Shared storage can be connected using many different protocols and interfaces. I will not compare and contrast these options but rather will focus on using iSCSI on gigabit ip infrastructure. It is debatable whether iSCSI is the best performing option today but it is generally accepted that it is the most cost efficient to deploy and maintain.

iSCSI is a block level storage protocol using SCSI commands (the same used in directed attached storage) encapsulated in ip packets. It runs on regular ip network gear and does not require anything special although it is best to deploy it on gigabit infrastructure. It was initially developed in 1998 and standardized in 2004.

This makes it an excellent choice for smaller virtual deployments under 100 vm's. I personally have deployed infrastructure with 50 vm's with plenty of room for growth. Of course everything is relative and it depends on the virtualized workload and the I/O per second (iops) that can be supported by the san. Again, this is not a sizing document but is meant to provide some assurance that iSCSI is an extremely viable solution in such environments and should not be considered "bleeding edge" or "1.x" technology.

Bandwidth

The first thing we think about when considering iSCSI is bandwidth. Our experience in the server world makes us wonder that if a physical server has a gigabit interface with direct attached storage, how can a virtual host support 20 vm's (typical # for a single host) using a single iSCSI interface? The key to understanding this is to understand how much I/O your server really requires. Typical 30 iops per vm is good enough to use for budgeting. If you multiply out the 20 vm's X 30 iops you get 600 iops.

Now the trick is to turn that # into bandwidth. The formula is this….

IOPS * TransferSizeInBytes = BytesPerSec

Now assuming the TransferSizeinBytes (block size) is 8k, the above example would yield 4,800,000 which is roughly 4MB per second. Mathematically, gigabit links support 125MBps. So, as you can see in this example, a single gigabit interface is sufficient. The moral of this story is that the network is usually not the bottleneck at this scale.

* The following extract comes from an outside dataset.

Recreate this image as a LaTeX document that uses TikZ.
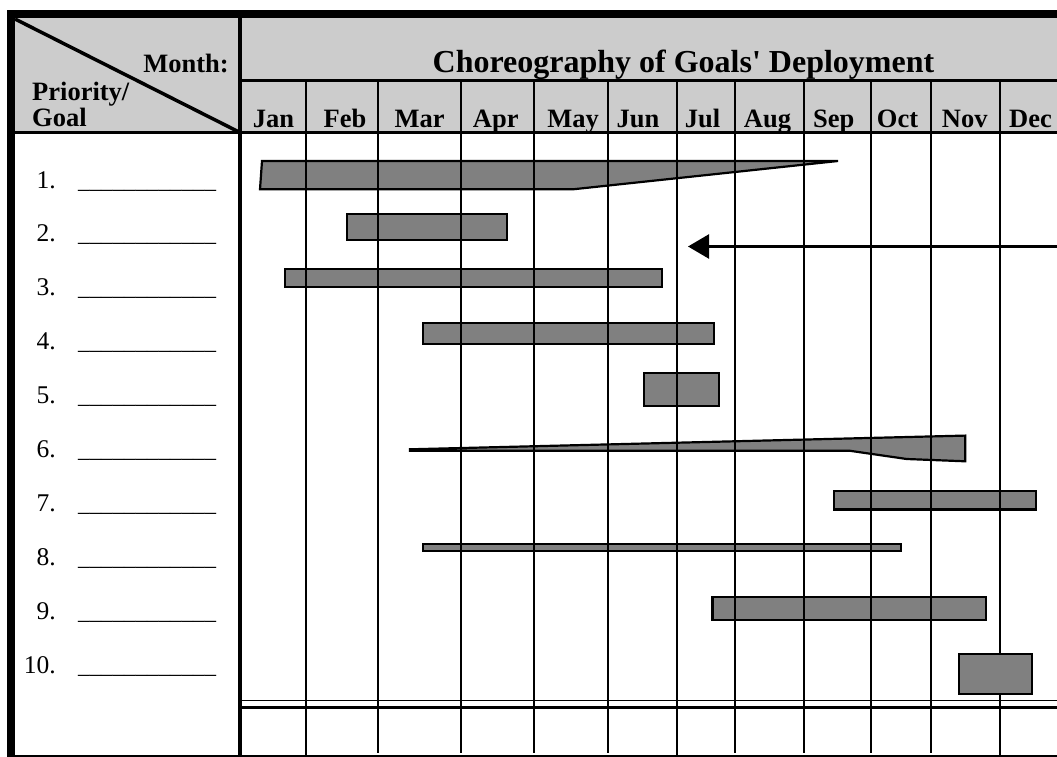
\documentclass[tikz,border=0pt]{standalone}
\usepackage{fontspec}
\setmainfont{Liberation Serif}
\usetikzlibrary{arrows.meta}
\definecolor{hdrgray}{HTML}{CCCCCC}
\definecolor{barfill}{HTML}{808080}
\begin{document}
\begin{tikzpicture}[x=1pt,y=-1pt,
  bar/.style={fill=barfill,draw=black,line width=2.2pt,line join=miter},
  gridline/.style={line width=2pt},
  hdrtext/.style={inner sep=0pt,font=\fontsize{26.5}{26.5}\selectfont\bfseries},
  monthlbl/.style={hdrtext,anchor=base},
  titletext/.style={inner sep=0pt,anchor=base,font=\fontsize{32}{32}\selectfont\bfseries},
  numlbl/.style={inner sep=0pt,anchor=base east,font=\fontsize{25.5}{25.5}\selectfont},
  blank/.style={inner sep=0pt,anchor=base west,font=\fontsize{23}{23}\selectfont},
  arrowline/.style={line width=2.5pt,-{Triangle[length=21pt,width=24pt]}}]
\useasboundingbox (0,0) rectangle (1057,757);

% header band
\fill[hdrgray] (15,18) rectangle (1057,133);

% bars behind the month grid
\draw[bar] (262,161) -- (838,161) -- (573,189.3) -- (260,189.3) -- cycle;
\draw[bar] (347.3,214.3) rectangle (507,240);
\draw[bar] (285,269.3) rectangle (661.7,286.7);
\draw[bar] (423.3,322.7) rectangle (714.3,343.7);
\draw[bar] (644.3,373.3) rectangle (719,406);
\draw[bar] (410,449.3) -- (965.2,435.6) -- (965.2,461.3) -- (906.7,459) -- (850,450.8) -- (410,450.8) -- cycle;
\draw[bar] (833.6,491) rectangle (1036,509.5);
\draw[bar] (423.3,544.2) rectangle (901,551);
\draw[bar] (712.4,597.2) rectangle (985.7,620);

% month grid
\foreach \mx in {306,677,999.5} \draw[gridline] (\mx,81) -- (\mx,757);
\foreach \mx in {378,461,534,608,735,804,871,931} \draw[gridline] (\mx,81) -- (\mx,753);
\draw[line width=3pt] (242,81) -- (1057,81);
\draw[line width=3pt] (15,133) -- (1057,133);
\draw[line width=1.8pt] (242,700.5) -- (1057,700.5);
\draw[line width=2.5pt] (242,707.5) -- (1057,707.5);
\draw[line width=1.5pt] (7,756) -- (1057,756);

% last bar sits on top of the grid
\draw[bar] (959,654) rectangle (1031.8,693.7);

% moving deadline
\coordinate (arrowstart) at (1057,246.5);
\coordinate (arrowtip) at (688,246.5);
\draw[arrowline] (arrowstart) -- (arrowtip);

% frame
\fill[black] (7,10) rectangle (1057,18);
\fill[black] (7,10) rectangle (15,757);
\draw[line width=4pt] (240,18) -- (240,757);
\draw[line width=3.5pt] (15,19) -- (239,132);

% header texts
\node[hdrtext,anchor=base east] (monthhdr) at (229,73) {Month:};
\node[hdrtext,anchor=base west] (prihdr) at (32,101) {Priority/};
\node[hdrtext,anchor=base west] (goalhdr) at (32,127) {Goal};
\node[titletext] (title) at (683.5,73) {Choreography of Goals\textquotesingle\ Deployment};

\node[monthlbl] (jan) at (273.5,128) {Jan};
\node[monthlbl] (feb) at (345,128) {Feb};
\node[monthlbl] (mar) at (419.7,128) {Mar};
\node[monthlbl] (apr) at (495.8,128) {Apr};
\node[monthlbl] (may) at (573,128) {May};
\node[monthlbl] (jun) at (638,128) {Jun};
\node[monthlbl] (jul) at (702.5,128) {Jul};
\node[monthlbl] (aug) at (767.5,128) {Aug};
\node[monthlbl] (sep) at (833.8,128) {Sep};
\node[monthlbl] (oct) at (897.5,128) {Oct};
\node[monthlbl] (nov) at (964.7,128) {Nov};
\node[monthlbl] (dec) at (1030.5,128) {Dec};

% priority rows
\foreach \k in {1,...,10} {
  \pgfmathsetmacro{\by}{188+(\k-1)*53.9}
  \node[numlbl] (num\k) at (56,\by) {\k.};
  \node[blank] (blank\k) at (78,\by) {\_\_\_\_\_\_\_\_\_\_\_\_};
}
\end{tikzpicture}
\end{document}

Something to keep in mind here is that your virtual environment will most likely have multiple hosts. Therefore, I like the idea of having an aggregate of bandwidth on the SAN side to support potential spikes in I/O. For example, 4 virtual hosts with 1gb iSCSI interfaces should connect to a SAN that has multiple gb interfaces bonded together to support 2gb or more. This will depend on your SAN and how many interfaces it supports but it is very common for SAN's today to ship with at least 2 interfaces with the option of adding additional.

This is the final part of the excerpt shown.